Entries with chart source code
-- Begin --

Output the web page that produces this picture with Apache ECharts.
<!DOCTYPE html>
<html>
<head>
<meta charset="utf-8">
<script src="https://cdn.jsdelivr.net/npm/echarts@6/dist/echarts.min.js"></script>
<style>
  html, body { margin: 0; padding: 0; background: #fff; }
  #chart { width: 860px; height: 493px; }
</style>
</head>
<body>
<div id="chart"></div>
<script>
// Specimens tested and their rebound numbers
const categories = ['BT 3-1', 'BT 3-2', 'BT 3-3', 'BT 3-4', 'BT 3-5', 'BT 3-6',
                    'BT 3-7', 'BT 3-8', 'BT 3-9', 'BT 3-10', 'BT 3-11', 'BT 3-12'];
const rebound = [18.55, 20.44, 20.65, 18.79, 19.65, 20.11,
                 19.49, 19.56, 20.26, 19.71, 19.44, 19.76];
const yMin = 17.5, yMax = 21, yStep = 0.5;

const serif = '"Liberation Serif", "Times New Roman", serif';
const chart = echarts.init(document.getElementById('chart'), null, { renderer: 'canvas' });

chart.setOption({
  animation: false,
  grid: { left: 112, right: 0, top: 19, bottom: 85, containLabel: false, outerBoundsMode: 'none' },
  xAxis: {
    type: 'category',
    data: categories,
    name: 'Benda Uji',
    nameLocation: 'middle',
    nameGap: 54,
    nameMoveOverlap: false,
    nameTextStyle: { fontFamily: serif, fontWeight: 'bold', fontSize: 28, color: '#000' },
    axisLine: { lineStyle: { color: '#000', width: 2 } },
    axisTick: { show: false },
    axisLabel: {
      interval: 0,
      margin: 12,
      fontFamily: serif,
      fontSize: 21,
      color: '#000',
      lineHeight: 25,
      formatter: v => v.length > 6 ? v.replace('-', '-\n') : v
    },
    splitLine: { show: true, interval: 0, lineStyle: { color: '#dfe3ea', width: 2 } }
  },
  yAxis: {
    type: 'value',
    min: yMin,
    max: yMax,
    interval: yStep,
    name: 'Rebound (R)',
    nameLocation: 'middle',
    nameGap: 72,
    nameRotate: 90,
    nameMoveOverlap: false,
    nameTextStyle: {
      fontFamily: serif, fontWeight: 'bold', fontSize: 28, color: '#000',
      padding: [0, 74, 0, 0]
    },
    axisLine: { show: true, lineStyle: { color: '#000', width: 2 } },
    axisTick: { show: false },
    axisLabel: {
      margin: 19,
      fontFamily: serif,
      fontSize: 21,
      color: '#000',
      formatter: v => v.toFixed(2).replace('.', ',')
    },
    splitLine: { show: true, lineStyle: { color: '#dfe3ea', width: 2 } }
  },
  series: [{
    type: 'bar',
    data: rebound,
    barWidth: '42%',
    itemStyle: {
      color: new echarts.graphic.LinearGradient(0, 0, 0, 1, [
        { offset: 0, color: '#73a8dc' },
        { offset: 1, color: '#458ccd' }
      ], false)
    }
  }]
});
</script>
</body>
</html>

-- End --
-- Begin --

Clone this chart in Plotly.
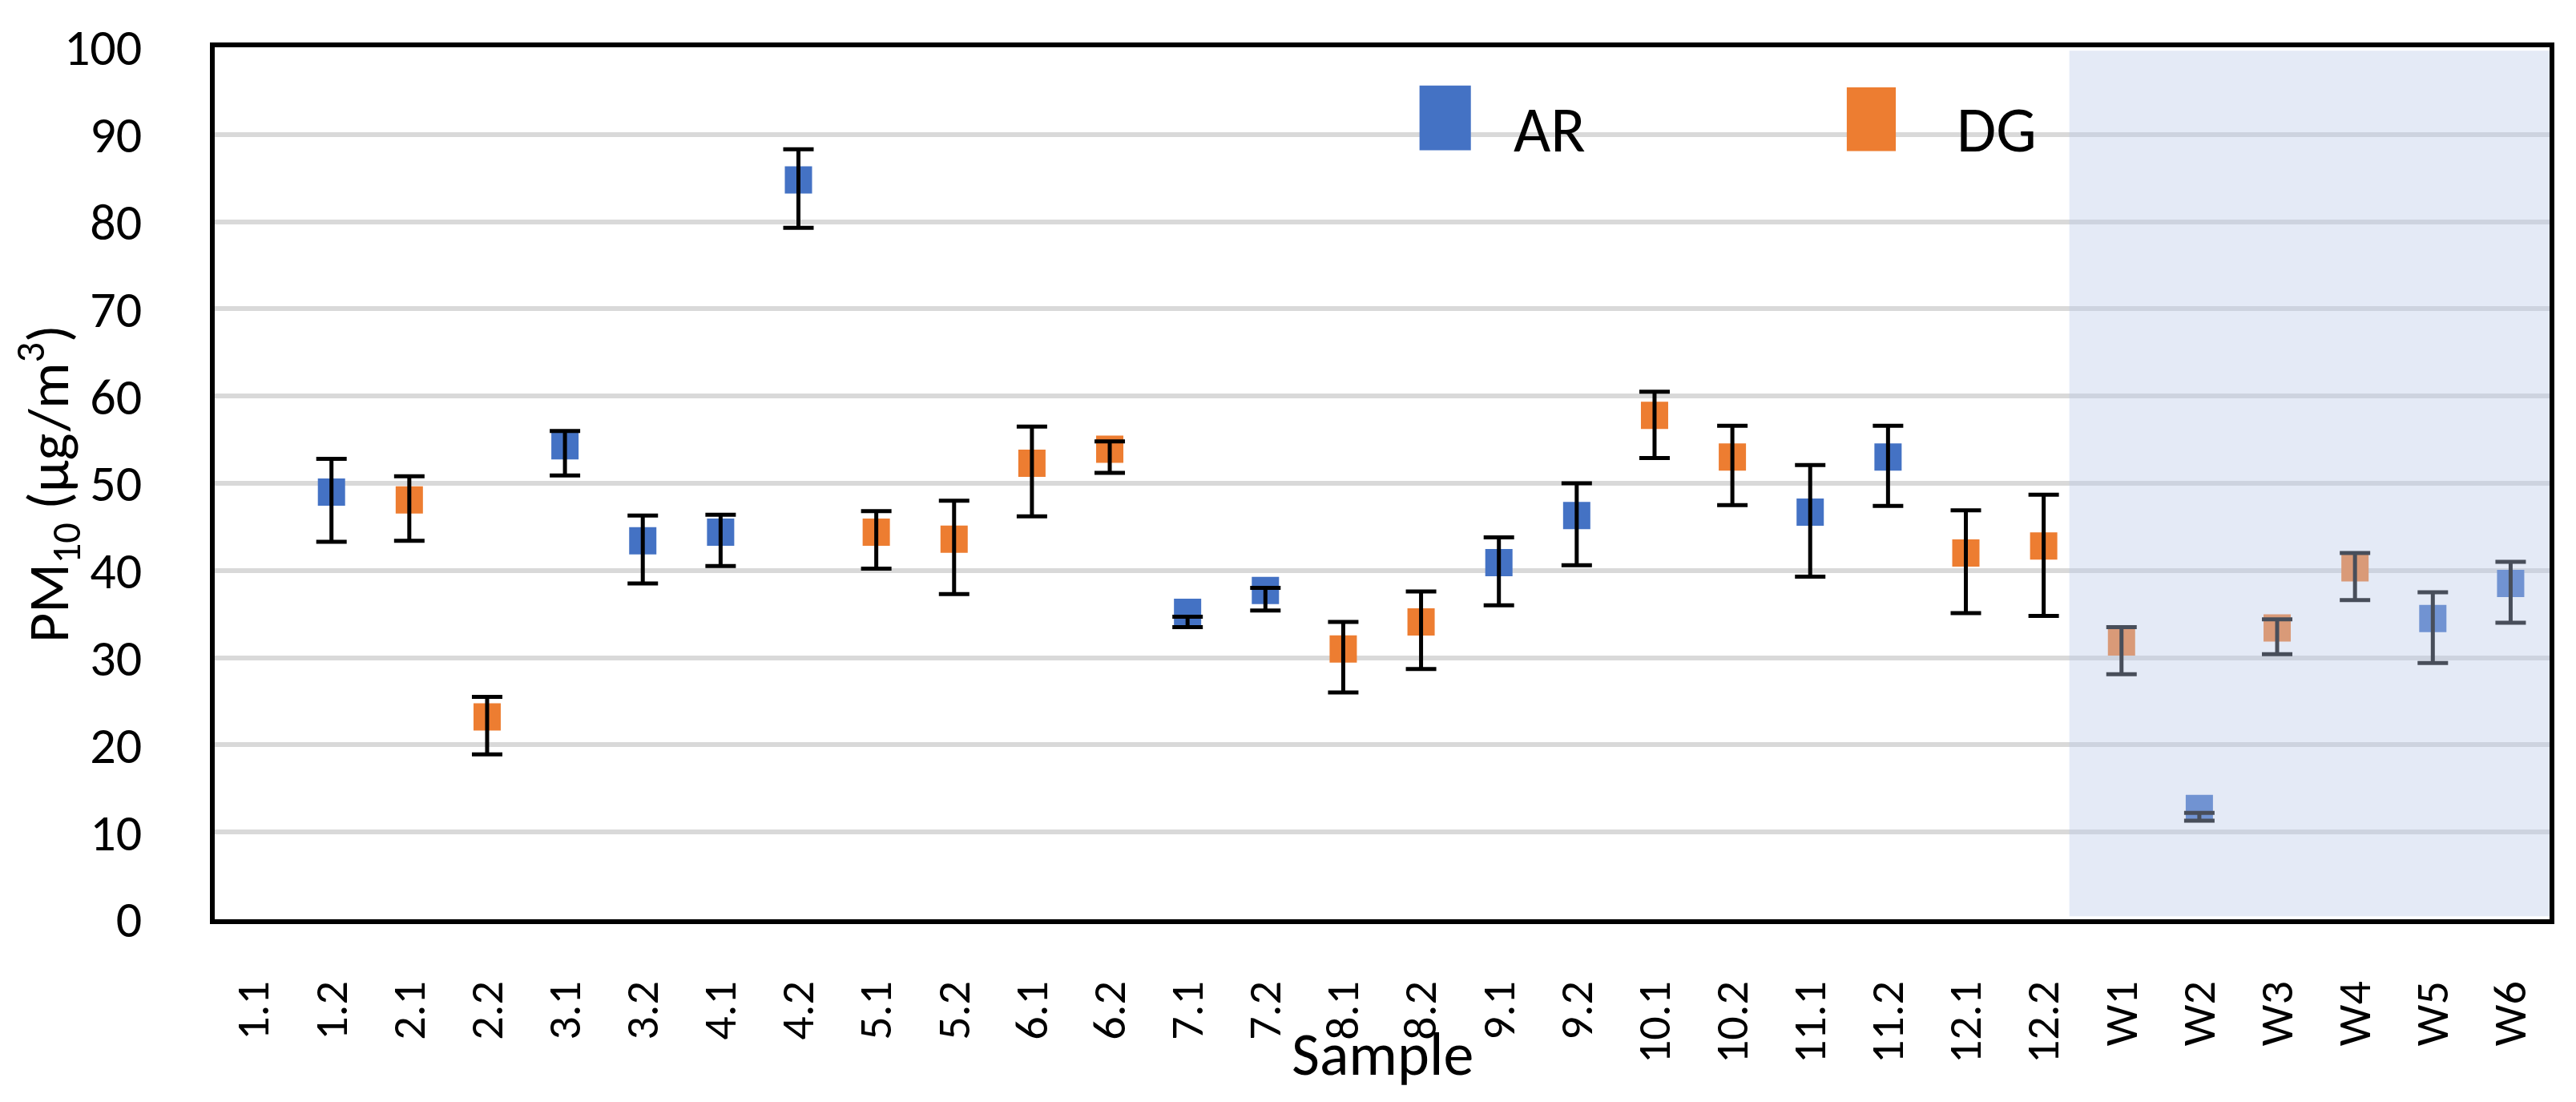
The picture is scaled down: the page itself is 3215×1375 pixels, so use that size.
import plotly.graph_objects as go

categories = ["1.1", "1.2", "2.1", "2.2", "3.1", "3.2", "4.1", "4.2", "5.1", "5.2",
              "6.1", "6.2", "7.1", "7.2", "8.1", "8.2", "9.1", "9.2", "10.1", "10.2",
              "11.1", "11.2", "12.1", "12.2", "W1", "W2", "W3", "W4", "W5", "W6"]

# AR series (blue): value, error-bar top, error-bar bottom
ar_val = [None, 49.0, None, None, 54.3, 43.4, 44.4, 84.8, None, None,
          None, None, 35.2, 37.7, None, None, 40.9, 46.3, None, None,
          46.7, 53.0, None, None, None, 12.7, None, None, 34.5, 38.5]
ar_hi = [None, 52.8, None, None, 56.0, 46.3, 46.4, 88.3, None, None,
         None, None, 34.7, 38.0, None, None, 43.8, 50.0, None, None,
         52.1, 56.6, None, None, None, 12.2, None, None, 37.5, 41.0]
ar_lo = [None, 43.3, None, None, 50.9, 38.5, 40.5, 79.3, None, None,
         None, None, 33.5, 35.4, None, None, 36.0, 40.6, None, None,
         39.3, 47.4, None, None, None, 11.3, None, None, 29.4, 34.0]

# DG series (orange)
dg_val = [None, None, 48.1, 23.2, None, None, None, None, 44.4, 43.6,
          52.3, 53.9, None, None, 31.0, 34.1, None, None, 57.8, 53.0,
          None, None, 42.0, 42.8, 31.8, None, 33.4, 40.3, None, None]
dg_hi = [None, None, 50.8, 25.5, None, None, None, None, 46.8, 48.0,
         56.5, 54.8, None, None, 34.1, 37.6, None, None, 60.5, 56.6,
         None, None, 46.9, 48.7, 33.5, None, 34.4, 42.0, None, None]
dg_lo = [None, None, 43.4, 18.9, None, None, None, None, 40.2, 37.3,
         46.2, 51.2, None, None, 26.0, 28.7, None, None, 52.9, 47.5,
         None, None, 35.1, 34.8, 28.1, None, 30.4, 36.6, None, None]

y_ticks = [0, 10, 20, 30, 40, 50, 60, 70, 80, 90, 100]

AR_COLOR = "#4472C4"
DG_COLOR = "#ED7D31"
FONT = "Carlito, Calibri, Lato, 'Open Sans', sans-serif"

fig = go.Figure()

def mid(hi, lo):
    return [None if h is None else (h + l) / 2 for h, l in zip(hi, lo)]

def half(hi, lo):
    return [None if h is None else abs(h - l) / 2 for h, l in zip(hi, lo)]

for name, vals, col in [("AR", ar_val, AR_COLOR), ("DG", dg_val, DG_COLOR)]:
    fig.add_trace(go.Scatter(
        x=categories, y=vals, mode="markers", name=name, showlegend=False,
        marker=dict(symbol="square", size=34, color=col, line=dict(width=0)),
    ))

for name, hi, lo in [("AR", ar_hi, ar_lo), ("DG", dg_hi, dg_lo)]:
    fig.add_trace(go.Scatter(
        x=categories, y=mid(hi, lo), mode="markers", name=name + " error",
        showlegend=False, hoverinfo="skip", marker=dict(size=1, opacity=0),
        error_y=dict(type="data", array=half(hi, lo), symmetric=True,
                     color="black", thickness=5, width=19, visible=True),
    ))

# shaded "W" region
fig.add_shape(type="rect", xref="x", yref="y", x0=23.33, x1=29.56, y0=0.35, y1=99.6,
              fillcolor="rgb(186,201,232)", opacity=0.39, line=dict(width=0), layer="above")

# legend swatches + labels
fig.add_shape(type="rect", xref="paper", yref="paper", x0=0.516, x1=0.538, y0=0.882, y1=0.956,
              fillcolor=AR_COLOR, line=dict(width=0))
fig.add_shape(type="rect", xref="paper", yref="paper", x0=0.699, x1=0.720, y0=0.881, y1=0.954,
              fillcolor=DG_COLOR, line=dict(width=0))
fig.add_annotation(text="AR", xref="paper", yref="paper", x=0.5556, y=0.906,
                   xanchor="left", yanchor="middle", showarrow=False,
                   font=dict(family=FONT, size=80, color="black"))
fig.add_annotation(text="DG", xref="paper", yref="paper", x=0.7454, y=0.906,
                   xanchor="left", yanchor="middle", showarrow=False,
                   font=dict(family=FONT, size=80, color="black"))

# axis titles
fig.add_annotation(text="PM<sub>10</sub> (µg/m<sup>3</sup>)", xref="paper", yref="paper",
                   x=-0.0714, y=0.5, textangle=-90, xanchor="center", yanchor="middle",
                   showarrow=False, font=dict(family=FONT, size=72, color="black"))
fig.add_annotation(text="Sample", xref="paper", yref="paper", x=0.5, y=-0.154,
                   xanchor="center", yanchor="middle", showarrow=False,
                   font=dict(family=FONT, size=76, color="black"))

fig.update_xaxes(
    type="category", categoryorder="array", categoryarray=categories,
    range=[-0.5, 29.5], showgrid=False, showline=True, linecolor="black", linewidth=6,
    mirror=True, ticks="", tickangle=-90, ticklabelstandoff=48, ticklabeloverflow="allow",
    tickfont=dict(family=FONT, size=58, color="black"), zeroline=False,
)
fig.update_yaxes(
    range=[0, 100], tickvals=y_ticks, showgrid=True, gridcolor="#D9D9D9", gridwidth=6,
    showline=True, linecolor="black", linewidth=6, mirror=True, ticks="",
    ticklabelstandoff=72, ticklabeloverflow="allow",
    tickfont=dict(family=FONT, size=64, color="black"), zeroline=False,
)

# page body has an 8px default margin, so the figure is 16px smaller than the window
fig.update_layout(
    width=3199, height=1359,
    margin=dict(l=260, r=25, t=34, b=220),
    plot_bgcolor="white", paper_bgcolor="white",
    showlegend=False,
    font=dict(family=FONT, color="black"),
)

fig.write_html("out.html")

-- End --
-- Begin --

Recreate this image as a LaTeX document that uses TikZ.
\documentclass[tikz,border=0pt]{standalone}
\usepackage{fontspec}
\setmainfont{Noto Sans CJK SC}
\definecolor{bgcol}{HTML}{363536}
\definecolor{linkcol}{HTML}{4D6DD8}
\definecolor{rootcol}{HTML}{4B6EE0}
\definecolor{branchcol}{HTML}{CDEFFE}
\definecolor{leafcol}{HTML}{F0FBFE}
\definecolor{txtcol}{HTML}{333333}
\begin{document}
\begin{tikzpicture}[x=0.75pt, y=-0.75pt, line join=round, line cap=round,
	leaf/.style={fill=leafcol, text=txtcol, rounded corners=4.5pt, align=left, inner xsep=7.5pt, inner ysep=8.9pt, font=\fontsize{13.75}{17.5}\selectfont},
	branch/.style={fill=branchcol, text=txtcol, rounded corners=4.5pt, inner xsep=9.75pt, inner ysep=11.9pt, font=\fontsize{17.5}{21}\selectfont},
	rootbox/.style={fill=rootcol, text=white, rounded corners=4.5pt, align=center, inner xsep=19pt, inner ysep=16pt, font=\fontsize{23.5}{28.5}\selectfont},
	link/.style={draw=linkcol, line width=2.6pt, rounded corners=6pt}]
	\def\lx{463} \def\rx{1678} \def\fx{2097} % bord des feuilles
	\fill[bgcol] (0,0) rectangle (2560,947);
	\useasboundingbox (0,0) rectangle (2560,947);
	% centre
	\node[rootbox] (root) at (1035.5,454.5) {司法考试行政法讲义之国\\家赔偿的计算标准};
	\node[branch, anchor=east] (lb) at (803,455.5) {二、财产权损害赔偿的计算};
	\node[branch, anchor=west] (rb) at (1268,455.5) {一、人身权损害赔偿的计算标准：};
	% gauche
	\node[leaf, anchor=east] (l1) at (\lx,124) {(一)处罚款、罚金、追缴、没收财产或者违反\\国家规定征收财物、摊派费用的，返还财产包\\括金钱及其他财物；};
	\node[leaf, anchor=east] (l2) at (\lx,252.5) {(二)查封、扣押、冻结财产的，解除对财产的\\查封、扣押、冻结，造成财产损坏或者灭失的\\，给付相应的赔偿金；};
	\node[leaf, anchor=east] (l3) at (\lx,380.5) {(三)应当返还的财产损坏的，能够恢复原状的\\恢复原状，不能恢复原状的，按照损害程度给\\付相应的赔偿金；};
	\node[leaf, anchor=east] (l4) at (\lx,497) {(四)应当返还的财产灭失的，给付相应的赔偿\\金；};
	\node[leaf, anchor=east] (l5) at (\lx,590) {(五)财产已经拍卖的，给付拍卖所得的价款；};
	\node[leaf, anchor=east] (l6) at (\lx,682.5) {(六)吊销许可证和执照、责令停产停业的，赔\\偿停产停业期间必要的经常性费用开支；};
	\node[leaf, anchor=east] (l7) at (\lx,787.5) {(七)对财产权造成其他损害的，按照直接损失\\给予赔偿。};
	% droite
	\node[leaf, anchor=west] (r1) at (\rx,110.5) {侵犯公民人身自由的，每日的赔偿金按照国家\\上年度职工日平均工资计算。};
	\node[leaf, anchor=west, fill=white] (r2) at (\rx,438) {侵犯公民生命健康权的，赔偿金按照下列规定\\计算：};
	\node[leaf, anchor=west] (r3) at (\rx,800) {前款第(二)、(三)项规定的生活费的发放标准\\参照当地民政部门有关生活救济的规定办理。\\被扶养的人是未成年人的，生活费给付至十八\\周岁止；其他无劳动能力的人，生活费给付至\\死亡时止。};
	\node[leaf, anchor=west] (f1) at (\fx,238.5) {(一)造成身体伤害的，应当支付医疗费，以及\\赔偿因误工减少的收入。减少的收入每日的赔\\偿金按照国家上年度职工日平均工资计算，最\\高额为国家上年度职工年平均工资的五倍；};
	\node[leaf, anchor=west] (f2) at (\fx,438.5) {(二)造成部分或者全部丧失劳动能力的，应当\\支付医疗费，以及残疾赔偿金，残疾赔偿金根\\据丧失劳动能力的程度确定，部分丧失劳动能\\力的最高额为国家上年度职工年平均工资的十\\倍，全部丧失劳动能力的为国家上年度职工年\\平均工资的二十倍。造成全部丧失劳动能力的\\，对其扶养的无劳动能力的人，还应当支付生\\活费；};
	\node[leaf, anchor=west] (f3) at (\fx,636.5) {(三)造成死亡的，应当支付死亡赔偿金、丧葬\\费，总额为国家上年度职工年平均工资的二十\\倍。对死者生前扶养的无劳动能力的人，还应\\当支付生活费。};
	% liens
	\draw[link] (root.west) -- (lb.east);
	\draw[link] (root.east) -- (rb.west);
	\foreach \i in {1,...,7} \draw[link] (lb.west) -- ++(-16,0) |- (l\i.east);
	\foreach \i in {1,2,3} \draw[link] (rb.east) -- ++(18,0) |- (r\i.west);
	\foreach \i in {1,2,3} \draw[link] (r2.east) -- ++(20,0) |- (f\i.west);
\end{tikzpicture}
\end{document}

-- End --

[Problem to solve]:
In the listing above, locate the line containing "Output the web" and the line containing "const yMin = 17.5, yMax = 21, yStep = 0.5;". Extract those two lines and every line between them, exactly as written, and only those.

[Finished exercise]:
Output the web page that produces this picture with Apache ECharts.
<!DOCTYPE html>
<html>
<head>
<meta charset="utf-8">
<script src="https://cdn.jsdelivr.net/npm/echarts@6/dist/echarts.min.js"></script>
<style>
  html, body { margin: 0; padding: 0; background: #fff; }
  #chart { width: 860px; height: 493px; }
</style>
</head>
<body>
<div id="chart"></div>
<script>
// Specimens tested and their rebound numbers
const categories = ['BT 3-1', 'BT 3-2', 'BT 3-3', 'BT 3-4', 'BT 3-5', 'BT 3-6',
                    'BT 3-7', 'BT 3-8', 'BT 3-9', 'BT 3-10', 'BT 3-11', 'BT 3-12'];
const rebound = [18.55, 20.44, 20.65, 18.79, 19.65, 20.11,
                 19.49, 19.56, 20.26, 19.71, 19.44, 19.76];
const yMin = 17.5, yMax = 21, yStep = 0.5;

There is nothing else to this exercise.